> [COLLECTED DATA]
○ ○ ○ ○
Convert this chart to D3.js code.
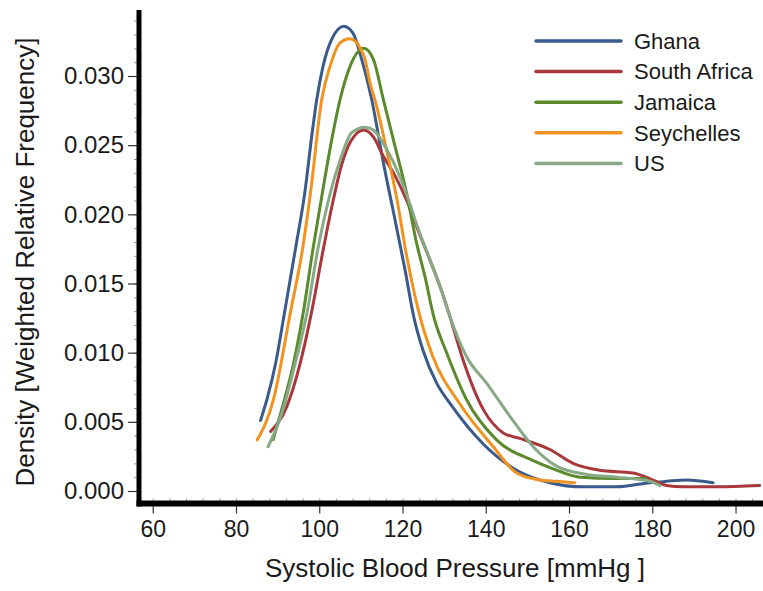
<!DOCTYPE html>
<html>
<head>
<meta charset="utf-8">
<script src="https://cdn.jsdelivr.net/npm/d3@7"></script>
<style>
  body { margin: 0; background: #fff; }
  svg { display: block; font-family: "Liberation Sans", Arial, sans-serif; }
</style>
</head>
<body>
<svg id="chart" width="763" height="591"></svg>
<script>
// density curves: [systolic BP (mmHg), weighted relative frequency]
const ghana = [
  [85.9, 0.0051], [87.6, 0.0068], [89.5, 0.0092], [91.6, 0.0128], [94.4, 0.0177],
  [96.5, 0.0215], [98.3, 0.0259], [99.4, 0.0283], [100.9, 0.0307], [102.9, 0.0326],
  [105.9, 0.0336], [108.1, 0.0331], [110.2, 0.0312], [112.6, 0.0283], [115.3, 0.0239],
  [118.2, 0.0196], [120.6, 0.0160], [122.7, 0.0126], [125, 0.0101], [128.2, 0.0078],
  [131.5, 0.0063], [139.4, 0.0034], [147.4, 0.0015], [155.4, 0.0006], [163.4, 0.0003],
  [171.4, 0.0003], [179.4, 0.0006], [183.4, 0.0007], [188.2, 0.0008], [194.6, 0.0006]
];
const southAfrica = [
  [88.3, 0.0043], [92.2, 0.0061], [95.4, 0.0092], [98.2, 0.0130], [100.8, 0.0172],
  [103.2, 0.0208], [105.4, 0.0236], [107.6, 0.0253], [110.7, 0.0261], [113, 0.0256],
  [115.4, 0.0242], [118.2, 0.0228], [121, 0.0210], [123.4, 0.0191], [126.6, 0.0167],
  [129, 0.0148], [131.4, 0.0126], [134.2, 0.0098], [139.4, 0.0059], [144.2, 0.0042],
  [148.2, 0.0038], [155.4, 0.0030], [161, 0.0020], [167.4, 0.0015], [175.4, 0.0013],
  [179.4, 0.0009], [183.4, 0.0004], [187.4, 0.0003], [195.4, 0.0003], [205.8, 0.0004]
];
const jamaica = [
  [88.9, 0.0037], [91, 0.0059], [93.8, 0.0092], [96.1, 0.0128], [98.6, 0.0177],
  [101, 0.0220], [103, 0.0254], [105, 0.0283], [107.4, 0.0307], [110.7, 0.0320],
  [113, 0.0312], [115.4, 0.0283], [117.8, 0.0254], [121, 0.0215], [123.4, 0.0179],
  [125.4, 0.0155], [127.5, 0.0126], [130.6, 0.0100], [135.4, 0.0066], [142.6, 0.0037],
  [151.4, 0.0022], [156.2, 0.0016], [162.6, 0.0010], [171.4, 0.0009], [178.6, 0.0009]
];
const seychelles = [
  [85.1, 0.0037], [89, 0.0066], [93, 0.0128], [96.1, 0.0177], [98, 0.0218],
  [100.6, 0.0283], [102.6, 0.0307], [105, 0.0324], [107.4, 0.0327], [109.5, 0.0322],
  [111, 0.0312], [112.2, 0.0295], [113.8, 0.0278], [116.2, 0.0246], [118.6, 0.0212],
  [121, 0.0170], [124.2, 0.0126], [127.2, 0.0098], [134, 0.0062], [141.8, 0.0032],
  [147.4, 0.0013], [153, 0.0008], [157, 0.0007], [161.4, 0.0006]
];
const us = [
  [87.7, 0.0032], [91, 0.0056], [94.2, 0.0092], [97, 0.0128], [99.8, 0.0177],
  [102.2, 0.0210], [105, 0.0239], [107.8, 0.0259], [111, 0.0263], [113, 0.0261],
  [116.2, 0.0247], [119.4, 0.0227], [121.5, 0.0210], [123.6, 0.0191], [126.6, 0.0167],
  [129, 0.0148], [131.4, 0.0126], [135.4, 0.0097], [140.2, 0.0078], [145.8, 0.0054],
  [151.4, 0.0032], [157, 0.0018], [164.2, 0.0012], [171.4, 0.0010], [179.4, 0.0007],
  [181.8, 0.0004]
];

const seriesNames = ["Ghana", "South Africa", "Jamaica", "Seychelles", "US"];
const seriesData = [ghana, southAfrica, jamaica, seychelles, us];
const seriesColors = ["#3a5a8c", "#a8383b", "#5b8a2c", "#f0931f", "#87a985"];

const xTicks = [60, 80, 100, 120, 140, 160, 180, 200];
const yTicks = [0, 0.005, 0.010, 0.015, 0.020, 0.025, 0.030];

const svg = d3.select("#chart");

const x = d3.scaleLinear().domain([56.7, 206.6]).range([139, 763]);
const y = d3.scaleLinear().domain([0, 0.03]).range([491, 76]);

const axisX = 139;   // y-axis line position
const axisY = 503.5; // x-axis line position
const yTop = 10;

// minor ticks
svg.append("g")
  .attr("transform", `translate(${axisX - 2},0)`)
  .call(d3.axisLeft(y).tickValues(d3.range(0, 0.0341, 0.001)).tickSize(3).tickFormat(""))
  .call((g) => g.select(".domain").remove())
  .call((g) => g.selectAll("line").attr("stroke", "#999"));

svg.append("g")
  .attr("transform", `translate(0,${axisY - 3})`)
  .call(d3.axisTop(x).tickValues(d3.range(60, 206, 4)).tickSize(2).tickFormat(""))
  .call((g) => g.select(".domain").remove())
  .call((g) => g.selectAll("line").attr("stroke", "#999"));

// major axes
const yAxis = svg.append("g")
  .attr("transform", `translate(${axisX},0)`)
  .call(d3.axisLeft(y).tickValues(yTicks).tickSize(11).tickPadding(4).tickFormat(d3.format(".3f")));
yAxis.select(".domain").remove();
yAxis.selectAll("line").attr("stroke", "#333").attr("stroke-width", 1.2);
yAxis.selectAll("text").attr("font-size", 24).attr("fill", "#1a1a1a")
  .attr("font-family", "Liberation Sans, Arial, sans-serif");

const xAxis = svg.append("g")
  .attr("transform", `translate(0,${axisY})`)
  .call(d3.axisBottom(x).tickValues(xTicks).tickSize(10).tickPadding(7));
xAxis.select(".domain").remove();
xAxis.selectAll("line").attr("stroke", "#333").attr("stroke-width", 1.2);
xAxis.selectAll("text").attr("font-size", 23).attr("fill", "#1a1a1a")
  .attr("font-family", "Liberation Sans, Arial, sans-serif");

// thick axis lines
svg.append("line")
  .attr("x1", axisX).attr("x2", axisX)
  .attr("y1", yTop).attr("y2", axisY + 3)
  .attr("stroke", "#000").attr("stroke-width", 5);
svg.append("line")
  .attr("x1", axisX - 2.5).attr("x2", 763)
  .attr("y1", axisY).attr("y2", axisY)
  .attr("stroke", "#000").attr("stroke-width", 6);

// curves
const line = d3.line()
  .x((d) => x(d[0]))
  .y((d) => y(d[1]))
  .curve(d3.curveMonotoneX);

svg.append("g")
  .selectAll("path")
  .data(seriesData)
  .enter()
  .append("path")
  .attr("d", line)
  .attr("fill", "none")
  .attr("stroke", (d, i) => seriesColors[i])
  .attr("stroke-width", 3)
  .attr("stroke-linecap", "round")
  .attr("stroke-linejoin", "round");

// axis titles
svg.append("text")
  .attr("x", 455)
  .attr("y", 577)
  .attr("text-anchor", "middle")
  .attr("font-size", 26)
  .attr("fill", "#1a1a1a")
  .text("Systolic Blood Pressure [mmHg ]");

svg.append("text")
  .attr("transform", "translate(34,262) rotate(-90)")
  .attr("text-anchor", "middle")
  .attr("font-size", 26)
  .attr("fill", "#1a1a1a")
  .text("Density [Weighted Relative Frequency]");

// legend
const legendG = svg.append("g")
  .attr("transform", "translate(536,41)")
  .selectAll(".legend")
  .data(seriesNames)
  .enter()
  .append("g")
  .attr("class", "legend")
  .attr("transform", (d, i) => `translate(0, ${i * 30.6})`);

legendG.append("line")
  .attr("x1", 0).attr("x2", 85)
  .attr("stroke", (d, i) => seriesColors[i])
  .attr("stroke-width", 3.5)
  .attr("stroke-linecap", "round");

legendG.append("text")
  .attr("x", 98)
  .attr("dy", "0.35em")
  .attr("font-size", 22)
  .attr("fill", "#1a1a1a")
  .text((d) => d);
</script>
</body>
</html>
○ ○ ○ ○
> [AIM OF THE TASK] Identify the lines of the data that contain the word "chart". Copy each of them.

> [RESULT FOR THIS TASK]
Convert this chart to D3.js code.
<svg id="chart" width="763" height="591"></svg>
const svg = d3.select("#chart");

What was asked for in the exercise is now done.